Post Pandemic: Survival and Recovery are the foremost priorities of the Manufacturing Sector

The immediate financial impact on manufacturers is already resulting in a huge reduction in non-essential spending and investments. Review the fundamental questions like

  • Where are the weaknesses?
  • Where do you make costly decisions and why?
  • How to build a more resilient and agile business?
  • What solutions will help?

The business drivers of Industry 4.0 pre-crisis were focused on competitive advantage, cost reduction, productivity, sustainability and innovation. The goal was to make well run businesses run better.

The focus for many manufacturers now is survival first and foremost and beyond that, damage limitation.

One of the major weaknesses is a lack of real-time visibility across the business due to heterogeneous mix of applications and data silos. Visibility that is essential to support critical business decisions.

Examples include:

  • What is the demand for products and where can we manufacture them?
  • What is the availability of current raw material, finished goods inventory levels
  • How much is our manufacturing capacity, human resources and assets availability?
  • What is our spare parts inventory and where are they based?
  • What is the status of raw material shipments and what alternatives arrangements do we have?
  • How is our finished goods distribution network operating?

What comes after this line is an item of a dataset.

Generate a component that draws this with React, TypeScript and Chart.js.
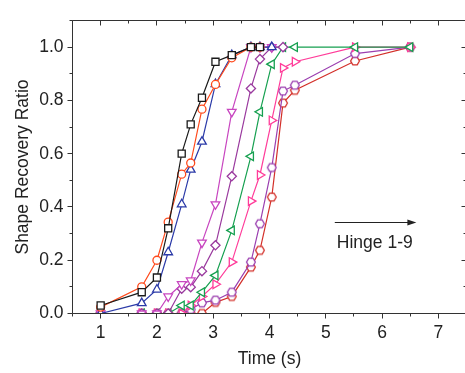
import React, { useEffect, useRef } from 'react';
import { Chart, registerables } from 'chart.js';

Chart.register(...registerables);

// ---- data ----
const TIMES = [1, 1.73, 2.0, 2.2, 2.44, 2.6, 2.8, 3.04, 3.33, 3.67, 3.83, 4.04, 4.24, 4.45, 5.52, 6.5];
const HINGE_1 = [0.03, 0.08, 0.135, 0.32, 0.6, 0.71, 0.81, 0.945, 0.97, 1.0, 1.0, null, null, null, null, null];
const HINGE_2 = [0.024, 0.1, 0.2, 0.343, 0.523, 0.565, 0.767, 0.86, 0.96, 1.0, 1.0, null, null, null, null, null];
const HINGE_3 = [0, 0.039, 0.09, 0.23, 0.41, 0.54, 0.645, 0.861, 0.97, 1.0, 1.0, 1.0, null, null, null, null];
const HINGE_4 = [0, 0, 0, 0.064, 0.11, 0.124, 0.266, 0.41, 0.757, 1.0, 1.0, 1.0, null, null, null, null];
const HINGE_5 = [0, 0, 0, 0, 0.093, 0.099, 0.159, 0.256, 0.515, 0.845, 0.955, 1.0, 1.0, null, null, null];
const HINGE_6 = [0, 0, 0, 0, 0.03, 0.03, 0.08, 0.143, 0.312, 0.59, 0.757, 0.936, 1.0, 1.0, 1.0, 1.0];
const HINGE_7 = [0, 0, 0, 0, 0, 0.03, 0.064, 0.11, 0.193, 0.422, 0.52, 0.725, 0.922, 0.945, 1.0, 1.0];
const HINGE_8 = [0, 0, 0, 0, 0, 0.015, 0.04, 0.05, 0.08, 0.193, 0.337, 0.548, 0.835, 0.857, 0.976, 1.0];
const HINGE_9 = [0, 0, 0, 0, 0, 0, 0, 0.042, 0.064, 0.174, 0.237, 0.437, 0.79, 0.838, 0.948, 1.0];

const SERIES_NAMES = ['Hinge 1', 'Hinge 2', 'Hinge 3', 'Hinge 4', 'Hinge 5', 'Hinge 6', 'Hinge 7', 'Hinge 8', 'Hinge 9'];
const X_TICK_LABELS = ['1', '2', '3', '4', '5', '6', '7'];
const Y_TICK_LABELS = ['0.0', '0.2', '0.4', '0.6', '0.8', '1.0'];
const X_TITLE = 'Time (s)';
const Y_TITLE = 'Shape Recovery Ratio';
const ANNOTATION_TEXT = 'Hinge 1-9';
const ARROW_FROM = [5.16, 0.342];
const ARROW_TO = [6.61, 0.342];
const ANNOTATION_AT = [5.87, 0.265];

// ---- styles ----
const FONT_FAMILY = '"Liberation Sans", Arial, sans-serif';
const TEXT_COLOR = '#222';
const AXIS_COLOR = '#333';
const COLORS = ['#1a1a1a', '#ff4a1c', '#2b3aa8', '#c846c0', '#9a3a9e', '#16a050', '#ff3d9a', '#9b3fb0', '#d3302a'];

function hexagon(color: string): HTMLCanvasElement {
  const c = document.createElement('canvas');
  c.width = 12;
  c.height = 12;
  const g = c.getContext('2d')!;
  g.beginPath();
  for (let i = 0; i < 6; i++) {
    const a = (Math.PI / 3) * i;
    const px = 6 + 4.4 * Math.cos(a);
    const py = 6 + 4.4 * Math.sin(a);
    if (i === 0) g.moveTo(px, py);
    else g.lineTo(px, py);
  }
  g.closePath();
  g.fillStyle = '#fff';
  g.fill();
  g.lineWidth = 1.3;
  g.strokeStyle = color;
  g.stroke();
  return c;
}

const crisp = (v: number) => Math.round(v - 0.5) + 0.5;

const framePlugin = {
  id: 'frame',
  afterDraw(chart: any) {
    const { ctx, chartArea } = chart;
    const { left, right, top, bottom } = chartArea;
    const xs = chart.scales.x;
    const ys = chart.scales.y;
    ctx.save();
    ctx.strokeStyle = AXIS_COLOR;
    ctx.lineWidth = 1;
    ctx.beginPath();
    ctx.rect(crisp(left), crisp(top), crisp(right) - crisp(left), crisp(bottom) - crisp(top));
    ctx.stroke();
    ctx.beginPath();
    xs.ticks.forEach((t: any) => {
      const major = Math.abs(t.value - Math.round(t.value)) < 1e-6;
      const len = major ? 5 : 3;
      const px = crisp(xs.getPixelForValue(t.value));
      ctx.moveTo(px, crisp(bottom));
      ctx.lineTo(px, crisp(bottom) + len);
      ctx.moveTo(px, crisp(top));
      ctx.lineTo(px, crisp(top) + len);
    });
    ys.ticks.forEach((t: any) => {
      const k = Math.round(t.value * 10);
      const len = k % 2 === 0 ? 5 : 3;
      const py = crisp(ys.getPixelForValue(t.value));
      ctx.moveTo(crisp(left) - len, py);
      ctx.lineTo(crisp(left), py);
      ctx.moveTo(crisp(right) - len, py);
      ctx.lineTo(crisp(right), py);
    });
    ctx.stroke();

    // annotation arrow
    const ax1 = xs.getPixelForValue(ARROW_FROM[0]);
    const ax2 = xs.getPixelForValue(ARROW_TO[0]);
    const ay = crisp(ys.getPixelForValue(ARROW_FROM[1]));
    ctx.strokeStyle = TEXT_COLOR;
    ctx.beginPath();
    ctx.moveTo(ax1, ay);
    ctx.lineTo(ax2 - 6, ay);
    ctx.stroke();
    ctx.fillStyle = TEXT_COLOR;
    ctx.beginPath();
    ctx.moveTo(ax2, ay);
    ctx.lineTo(ax2 - 9, ay - 3);
    ctx.lineTo(ax2 - 9, ay + 3);
    ctx.closePath();
    ctx.fill();

    ctx.font = `17.5px ${FONT_FAMILY}`;
    ctx.textAlign = 'center';
    ctx.textBaseline = 'middle';
    ctx.fillText(ANNOTATION_TEXT, xs.getPixelForValue(ANNOTATION_AT[0]), ys.getPixelForValue(ANNOTATION_AT[1]));
    ctx.restore();
  },
};

export default function App() {
  const ref = useRef<HTMLCanvasElement | null>(null);

  useEffect(() => {
    if (!ref.current) return;
    const seriesValues = [HINGE_1, HINGE_2, HINGE_3, HINGE_4, HINGE_5, HINGE_6, HINGE_7, HINGE_8, HINGE_9];
    const styles: any[] = ['rect', 'circle', 'triangle', 'triangle', 'rectRot', 'triangle', 'triangle', hexagon(COLORS[7]), hexagon(COLORS[8])];
    const rotations = [0, 0, 0, 180, 0, 270, 90, 0, 0];
    const radii = [5, 4, 5, 5, 4.6, 5, 5, 4.5, 4.5];

    const datasets = seriesValues.map((vals, i) => ({
      label: SERIES_NAMES[i],
      data: TIMES.map((t, j) => ({ x: t, y: vals[j] })),
      borderColor: COLORS[i],
      backgroundColor: '#fff',
      borderWidth: 1.2,
      pointStyle: styles[i],
      pointRotation: rotations[i],
      pointRadius: radii[i],
      pointBorderWidth: 1.3,
      pointBorderColor: COLORS[i],
      pointBackgroundColor: '#fff',
      spanGaps: false,
      tension: 0,
    }));

    const chart = new Chart(ref.current, {
      type: 'line',
      data: { datasets },
      plugins: [framePlugin],
      options: {
        responsive: false,
        animation: false,
        layout: { padding: { left: 0, top: 20.5, right: 13.5, bottom: 0 } },
        plugins: { legend: { display: false }, tooltip: { enabled: false } },
        scales: {
          x: {
            type: 'linear',
            min: 0.5,
            max: 7.5,
            afterFit: (s: any) => {
              s.height = 59.5;
            },
            border: { display: false },
            grid: { display: true, drawOnChartArea: false, drawTicks: true, tickLength: 5, tickColor: 'rgba(0,0,0,0)' },
            ticks: {
              stepSize: 0.5,
              autoSkip: false,
              maxRotation: 0,
              padding: 4,
              color: TEXT_COLOR,
              font: { family: FONT_FAMILY, size: 17.5 },
              callback: (v: any) => {
                const n = Math.round(Number(v) * 2);
                if (n % 2 !== 0) return '';
                const s = String(n / 2);
                return X_TICK_LABELS.includes(s) ? s : '';
              },
            },
            title: {
              display: true,
              text: X_TITLE,
              color: TEXT_COLOR,
              font: { family: FONT_FAMILY, size: 17.5 },
              padding: { top: 0, bottom: 3 },
            },
          },
          y: {
            type: 'linear',
            min: 0,
            max: 1.1,
            afterFit: (s: any) => {
              s.width = 72.5;
            },
            border: { display: false },
            grid: { display: true, drawOnChartArea: false, drawTicks: true, tickLength: 5, tickColor: 'rgba(0,0,0,0)' },
            ticks: {
              stepSize: 0.1,
              autoSkip: false,
              padding: 4,
              color: TEXT_COLOR,
              font: { family: FONT_FAMILY, size: 17.5 },
              callback: (v: any) => {
                const k = Math.round(Number(v) * 10);
                if (k % 2 !== 0) return '';
                const s = (k / 10).toFixed(1);
                return Y_TICK_LABELS.includes(s) ? s : '';
              },
            },
            title: {
              display: true,
              text: Y_TITLE,
              color: TEXT_COLOR,
              font: { family: FONT_FAMILY, size: 17.5 },
              padding: { top: 12.5, bottom: 0 },
            },
          },
        },
      },
    });
    return () => chart.destroy();
  }, []);

  return (
    <canvas
      ref={ref}
      width={480}
      height={373}
      style={{ position: 'fixed', left: 0, top: 0, width: 480, height: 373, background: '#fff' }}
    />
  );
}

Digital Transformation in the manufacturing can help with all the above current challenges of manufacturers and can:

  • Help make sure that more manufacturing firms survive and recover as soon as possible
  • Help return businesses to normal operations as soon as possible
  • Provide the platform to develop new, more resilient businesses in the medium to long term

Some areas where implementation of new technologies can really make a huge difference like

  • Real-time visibility into the availability of raw materials, finished goods, human resources and assets
  • Use of technologies like AI, ML, Data Analytics to regularly reassess and re-plan activities
  • RPA to support non-value add labor intensive activities
  • The use of mobile technology and AR/VR/MR to enable workers to perform tasks they were not trained for more easily. This could have assisted with skills shortages due to self-isolation or re-purposing of manufacturing
  • 3D printing of spare parts that were stuck in the supply chain
  • Use of robots, crawlers, autonomous electric vehicles and drones to again reduce the dependency on people and to continue social distancing in the manufacturing plants and warehouses.

Key to successful digital transformation is not technology but collaboration. To reduce cost, save time in new product or technology development, to begin the innovation and to do more R&D, collaborate or explore partnership options with the expert teams, organisations and startup community.